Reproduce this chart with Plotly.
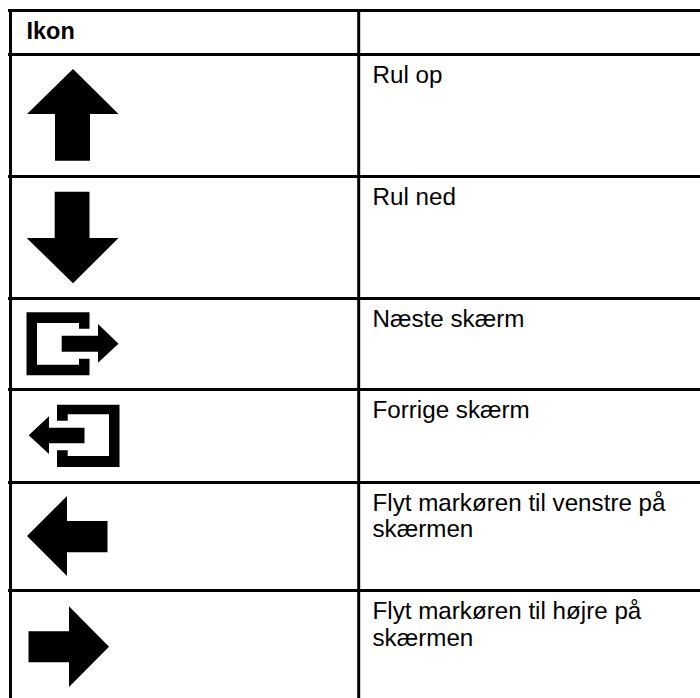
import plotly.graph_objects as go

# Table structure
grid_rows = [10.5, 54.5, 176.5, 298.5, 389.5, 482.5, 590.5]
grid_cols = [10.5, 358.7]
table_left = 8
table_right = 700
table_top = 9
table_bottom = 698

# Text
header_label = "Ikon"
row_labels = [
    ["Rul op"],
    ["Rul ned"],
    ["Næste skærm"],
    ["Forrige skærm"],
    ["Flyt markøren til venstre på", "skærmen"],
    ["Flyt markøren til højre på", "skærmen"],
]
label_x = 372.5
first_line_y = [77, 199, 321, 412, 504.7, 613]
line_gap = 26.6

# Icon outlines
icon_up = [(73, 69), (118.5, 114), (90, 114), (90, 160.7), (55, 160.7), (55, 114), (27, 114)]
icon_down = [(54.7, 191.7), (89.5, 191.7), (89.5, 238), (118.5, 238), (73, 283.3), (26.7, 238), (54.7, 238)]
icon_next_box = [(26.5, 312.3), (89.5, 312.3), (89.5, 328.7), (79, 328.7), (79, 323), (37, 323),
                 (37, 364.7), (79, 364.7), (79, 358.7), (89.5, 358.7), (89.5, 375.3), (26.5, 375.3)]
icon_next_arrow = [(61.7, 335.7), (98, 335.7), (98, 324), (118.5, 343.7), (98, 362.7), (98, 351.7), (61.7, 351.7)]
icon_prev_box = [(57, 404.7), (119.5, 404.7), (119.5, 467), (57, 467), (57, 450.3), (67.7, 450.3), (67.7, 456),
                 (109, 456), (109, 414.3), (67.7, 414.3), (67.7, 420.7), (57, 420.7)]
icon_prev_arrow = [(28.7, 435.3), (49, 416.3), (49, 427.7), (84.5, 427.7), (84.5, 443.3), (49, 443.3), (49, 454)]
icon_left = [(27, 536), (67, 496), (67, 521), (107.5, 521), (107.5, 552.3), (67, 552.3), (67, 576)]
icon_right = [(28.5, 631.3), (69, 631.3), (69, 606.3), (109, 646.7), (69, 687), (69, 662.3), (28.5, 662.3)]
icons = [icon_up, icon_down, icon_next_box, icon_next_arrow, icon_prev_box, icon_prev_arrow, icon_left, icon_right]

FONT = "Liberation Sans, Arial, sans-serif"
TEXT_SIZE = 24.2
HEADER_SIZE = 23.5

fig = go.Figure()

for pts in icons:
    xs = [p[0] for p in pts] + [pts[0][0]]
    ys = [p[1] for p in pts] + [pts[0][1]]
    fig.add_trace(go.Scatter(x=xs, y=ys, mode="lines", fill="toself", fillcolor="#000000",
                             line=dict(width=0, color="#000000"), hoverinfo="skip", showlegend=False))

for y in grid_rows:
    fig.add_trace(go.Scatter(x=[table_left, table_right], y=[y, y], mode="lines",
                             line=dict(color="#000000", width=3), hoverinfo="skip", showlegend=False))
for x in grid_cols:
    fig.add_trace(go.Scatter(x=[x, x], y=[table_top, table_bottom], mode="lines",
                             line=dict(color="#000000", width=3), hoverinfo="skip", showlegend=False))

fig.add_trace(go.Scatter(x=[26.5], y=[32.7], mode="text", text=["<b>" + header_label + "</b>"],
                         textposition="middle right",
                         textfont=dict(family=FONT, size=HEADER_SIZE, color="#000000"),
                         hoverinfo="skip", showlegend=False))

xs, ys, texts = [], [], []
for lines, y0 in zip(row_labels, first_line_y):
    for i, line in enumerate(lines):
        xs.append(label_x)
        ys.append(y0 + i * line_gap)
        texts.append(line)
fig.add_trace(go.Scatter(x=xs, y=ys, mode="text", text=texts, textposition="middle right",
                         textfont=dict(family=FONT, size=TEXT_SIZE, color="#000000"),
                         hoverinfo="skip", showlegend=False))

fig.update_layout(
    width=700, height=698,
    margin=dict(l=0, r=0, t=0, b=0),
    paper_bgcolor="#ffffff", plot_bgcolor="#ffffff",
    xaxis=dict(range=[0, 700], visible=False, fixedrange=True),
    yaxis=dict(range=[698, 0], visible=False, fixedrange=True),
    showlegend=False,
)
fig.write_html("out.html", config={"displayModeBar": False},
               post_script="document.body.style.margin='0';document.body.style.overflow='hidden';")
-.-.-
▶ Task description
The data should be printed again unchanged; leave its pictures out.

▶ Task solution
Reproduce this chart with Plotly.
import plotly.graph_objects as go

# Table structure
grid_rows = [10.5, 54.5, 176.5, 298.5, 389.5, 482.5, 590.5]
grid_cols = [10.5, 358.7]
table_left = 8
table_right = 700
table_top = 9
table_bottom = 698

# Text
header_label = "Ikon"
row_labels = [
    ["Rul op"],
    ["Rul ned"],
    ["Næste skærm"],
    ["Forrige skærm"],
    ["Flyt markøren til venstre på", "skærmen"],
    ["Flyt markøren til højre på", "skærmen"],
]
label_x = 372.5
first_line_y = [77, 199, 321, 412, 504.7, 613]
line_gap = 26.6

# Icon outlines
icon_up = [(73, 69), (118.5, 114), (90, 114), (90, 160.7), (55, 160.7), (55, 114), (27, 114)]
icon_down = [(54.7, 191.7), (89.5, 191.7), (89.5, 238), (118.5, 238), (73, 283.3), (26.7, 238), (54.7, 238)]
icon_next_box = [(26.5, 312.3), (89.5, 312.3), (89.5, 328.7), (79, 328.7), (79, 323), (37, 323),
                 (37, 364.7), (79, 364.7), (79, 358.7), (89.5, 358.7), (89.5, 375.3), (26.5, 375.3)]
icon_next_arrow = [(61.7, 335.7), (98, 335.7), (98, 324), (118.5, 343.7), (98, 362.7), (98, 351.7), (61.7, 351.7)]
icon_prev_box = [(57, 404.7), (119.5, 404.7), (119.5, 467), (57, 467), (57, 450.3), (67.7, 450.3), (67.7, 456),
                 (109, 456), (109, 414.3), (67.7, 414.3), (67.7, 420.7), (57, 420.7)]
icon_prev_arrow = [(28.7, 435.3), (49, 416.3), (49, 427.7), (84.5, 427.7), (84.5, 443.3), (49, 443.3), (49, 454)]
icon_left = [(27, 536), (67, 496), (67, 521), (107.5, 521), (107.5, 552.3), (67, 552.3), (67, 576)]
icon_right = [(28.5, 631.3), (69, 631.3), (69, 606.3), (109, 646.7), (69, 687), (69, 662.3), (28.5, 662.3)]
icons = [icon_up, icon_down, icon_next_box, icon_next_arrow, icon_prev_box, icon_prev_arrow, icon_left, icon_right]

FONT = "Liberation Sans, Arial, sans-serif"
TEXT_SIZE = 24.2
HEADER_SIZE = 23.5

fig = go.Figure()

for pts in icons:
    xs = [p[0] for p in pts] + [pts[0][0]]
    ys = [p[1] for p in pts] + [pts[0][1]]
    fig.add_trace(go.Scatter(x=xs, y=ys, mode="lines", fill="toself", fillcolor="#000000",
                             line=dict(width=0, color="#000000"), hoverinfo="skip", showlegend=False))

for y in grid_rows:
    fig.add_trace(go.Scatter(x=[table_left, table_right], y=[y, y], mode="lines",
                             line=dict(color="#000000", width=3), hoverinfo="skip", showlegend=False))
for x in grid_cols:
    fig.add_trace(go.Scatter(x=[x, x], y=[table_top, table_bottom], mode="lines",
                             line=dict(color="#000000", width=3), hoverinfo="skip", showlegend=False))

fig.add_trace(go.Scatter(x=[26.5], y=[32.7], mode="text", text=["<b>" + header_label + "</b>"],
                         textposition="middle right",
                         textfont=dict(family=FONT, size=HEADER_SIZE, color="#000000"),
                         hoverinfo="skip", showlegend=False))

xs, ys, texts = [], [], []
for lines, y0 in zip(row_labels, first_line_y):
    for i, line in enumerate(lines):
        xs.append(label_x)
        ys.append(y0 + i * line_gap)
        texts.append(line)
fig.add_trace(go.Scatter(x=xs, y=ys, mode="text", text=texts, textposition="middle right",
                         textfont=dict(family=FONT, size=TEXT_SIZE, color="#000000"),
                         hoverinfo="skip", showlegend=False))

fig.update_layout(
    width=700, height=698,
    margin=dict(l=0, r=0, t=0, b=0),
    paper_bgcolor="#ffffff", plot_bgcolor="#ffffff",
    xaxis=dict(range=[0, 700], visible=False, fixedrange=True),
    yaxis=dict(range=[698, 0], visible=False, fixedrange=True),
    showlegend=False,
)
fig.write_html("out.html", config={"displayModeBar": False},
               post_script="document.body.style.margin='0';document.body.style.overflow='hidden';")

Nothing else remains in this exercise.